Thankfully, she proved thoroughly road-worthy. When we left, she was gobbling about 18 MPG per day. As we returned, it was averaging above 20. Now, I'm sure this isn't because of anything more mystical than the hills & roads we were traversing, and our collective abilities to drive without hammering 4000 RPMs up hills with the cruise control on. Still, it just smacks of real character for Myrtle.

And her patience was uncanny, too. After hundred-mile climbs in 95-degree heatwaves, her temp gauge never strayed from the middle of the safety zone. The only time we almost overheated was while parked in some highway construction gridlock while blasting the air conditioning. We shut it off for three minutes and Myrtle cooled right back down to normal. Not bad for an old lady.

This truck carried two people, along with a guitar, a keyboard, two sleeping bags, and a cooler full of alcohol and hot dogs, all across this massive country without complaining once. Every would-be blemish on her record was caused by the dumbasses charged with her care. This truck put the "rusty" in "trusty" and to this day I am impressed daily by her stamina.

Who would have thought such an innocuous vehicle could turn out to be my favorite? After all the fireballs of testicular girth I allowed to devour my bank accounts? This shoebox... this very, very... BROWN contraption, has bored itself so deeply into my heart that I can safely say she shall be the first motorized companion for whom I weep when she drives off into her sunset someday.

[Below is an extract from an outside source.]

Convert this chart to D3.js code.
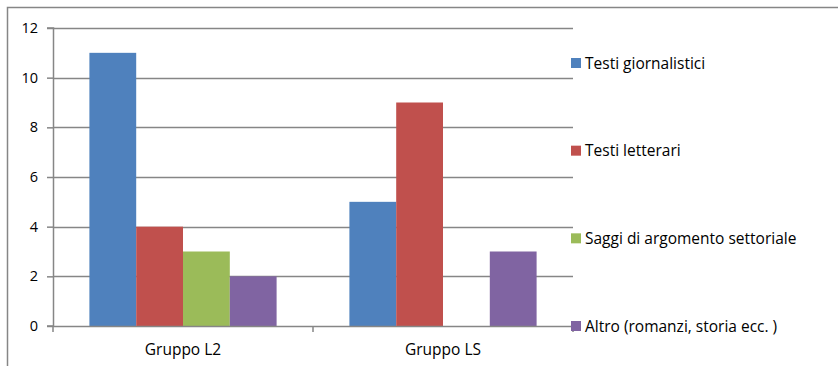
<!DOCTYPE html>
<html>
<head>
<meta charset="utf-8">
<script src="https://cdn.jsdelivr.net/npm/d3@7"></script>
<style>
  body { margin: 0; background: #fff; }
  svg text { font-family: "Open Sans", sans-serif; fill: #000; }
</style>
</head>
<body>
<div id="chart"></div>
<script>
// data
let groups = ["Gruppo L2", "Gruppo LS"];
let seriesNames = ["Testi giornalistici", "Testi letterari", "Saggi di argomento settoriale", "Altro (romanzi, storia ecc. )"];
let seriesColors = ["#4f81bd", "#c0504d", "#9bbb59", "#8064a2"];
let testiGiornalistici = [11, 5];
let testiLetterari = [4, 9];
let saggiSettoriali = [3, 0];
let altro = [2, 3];
let yTicks = [0, 2, 4, 6, 8, 10, 12];

let seriesValues = [testiGiornalistici, testiLetterari, saggiSettoriali, altro];

let W = 838, H = 366;
let margin = {top: 28, right: 265, bottom: 40, left: 53},
    width = W - margin.left - margin.right,
    height = H - margin.top - margin.bottom;

let svg = d3.select("#chart")
    .append("svg")
    .attr("width", W)
    .attr("height", H);

// outer frame (top and left visible)
svg.append("path")
    .attr("d", "M7.5,366 V7.5 H838")
    .attr("fill", "none")
    .attr("stroke", "#868686")
    .attr("stroke-width", 1.5);

let g = svg.append("g")
    .attr("transform", `translate(${margin.left}, ${margin.top})`);

let x0 = d3.scaleBand()
    .domain(groups)
    .range([0, width])
    .paddingInner(0.28)
    .paddingOuter(0.14);

let x1 = d3.scaleBand()
    .domain(d3.range(seriesNames.length))
    .range([0, x0.bandwidth()]);

let y = d3.scaleLinear()
    .domain([0, 12])
    .range([height, 0]);

// gridlines
g.selectAll(".grid")
    .data(yTicks.filter(d => d > 0))
    .enter()
    .append("line")
    .attr("x1", 0)
    .attr("x2", width)
    .attr("y1", d => Math.round(y(d)) + 0.5)
    .attr("y2", d => Math.round(y(d)) + 0.5)
    .attr("stroke", "#868686")
    .attr("stroke-width", 1.5);

// bars
let barData = [];
groups.forEach((grp, gi) => {
    seriesValues.forEach((vals, si) => {
        barData.push({group: grp, series: si, value: vals[gi]});
    });
});

g.selectAll(".bar")
    .data(barData.filter(d => d.value > 0))
    .enter()
    .append("rect")
    .attr("x", d => x0(d.group) + x1(d.series))
    .attr("y", d => y(d.value))
    .attr("width", x1.bandwidth())
    .attr("height", d => height - y(d.value))
    .attr("fill", d => seriesColors[d.series]);

// y axis
let yAxis = g.append("g")
    .call(d3.axisLeft(y).tickValues(yTicks).tickSize(6).tickPadding(9).tickFormat(d3.format("d")));
yAxis.select(".domain").attr("stroke", "#868686").attr("stroke-width", 1.5).attr("d", `M-6,${height}H0.5V0H-6`);
yAxis.selectAll(".tick line").attr("stroke", "#868686").attr("stroke-width", 1.5);
yAxis.selectAll("text").style("font-size", "14.5px");

// x axis
let xAxisG = g.append("g")
    .attr("transform", `translate(0, ${height})`);
xAxisG.append("line")
    .attr("x1", 0).attr("x2", width)
    .attr("y1", 0.5).attr("y2", 0.5)
    .attr("stroke", "#868686")
    .attr("stroke-width", 1.5);
xAxisG.selectAll(".xtick")
    .data([0, width / 2, width])
    .enter()
    .append("line")
    .attr("x1", d => d).attr("x2", d => d)
    .attr("y1", 0).attr("y2", 6)
    .attr("stroke", "#868686")
    .attr("stroke-width", 1.5);
xAxisG.selectAll(".xlabel")
    .data(groups)
    .enter()
    .append("text")
    .attr("x", d => x0(d) + x0.bandwidth() / 2)
    .attr("y", 29)
    .attr("text-anchor", "middle")
    .style("font-size", "15.5px")
    .text(d => d);

// legend
let legendY = d3.scalePoint()
    .domain(seriesNames)
    .range([63, 326]);

let legend = svg.selectAll(".legend")
    .data(seriesNames)
    .enter()
    .append("g")
    .attr("transform", d => `translate(571, ${legendY(d)})`);
legend.append("rect")
    .attr("x", 0).attr("y", -5)
    .attr("width", 10).attr("height", 10)
    .attr("fill", (d, i) => seriesColors[i]);
legend.append("text")
    .attr("x", 14)
    .attr("y", 5.5)
    .style("font-size", "15.5px")
    .text(d => d);
</script>
</body>
</html>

West we went from Connecticut that summer, through Chicago and Minneapolis to Devil's Tower, Yellowstone, Glacier National Park, and finally our first left turn in Seattle. Along the coast Myrtle hastened us until our second left in San Francisco, and then after a bear-cluttered night, Las Vegas. She took us through Zion before finally heading back east 500 miles per day for our final 4-day haul back home. Myrtle had an oil change among California Redwoods, a second change upon returning home, and a grill full of gigantic grasshopper guts for dessert, and she gratefully gobbled it down with a grin. It's been another 50,000 miles since then as I write this update, and she's still smiling, partly because we brushed her teeth when we got home:

UPDATE 3/22/2017: Myrtle was sold in 2013 for only $600! I had been convinced that the engine "wouldn't make it one more winter" by the mechanic who ended up "doing me a favor" by "taking it off my hands." But the word was, Myrtle lasted a few more winters after all and was the mechanic's daily driver for years; I had been duped. A depressing end to an otherwise inspirational tale of true vehicular gumption.

DAMAGE INFLICTED: Carbon build-up in the engine (but not as bad as I was led to believe), hordes of locusts.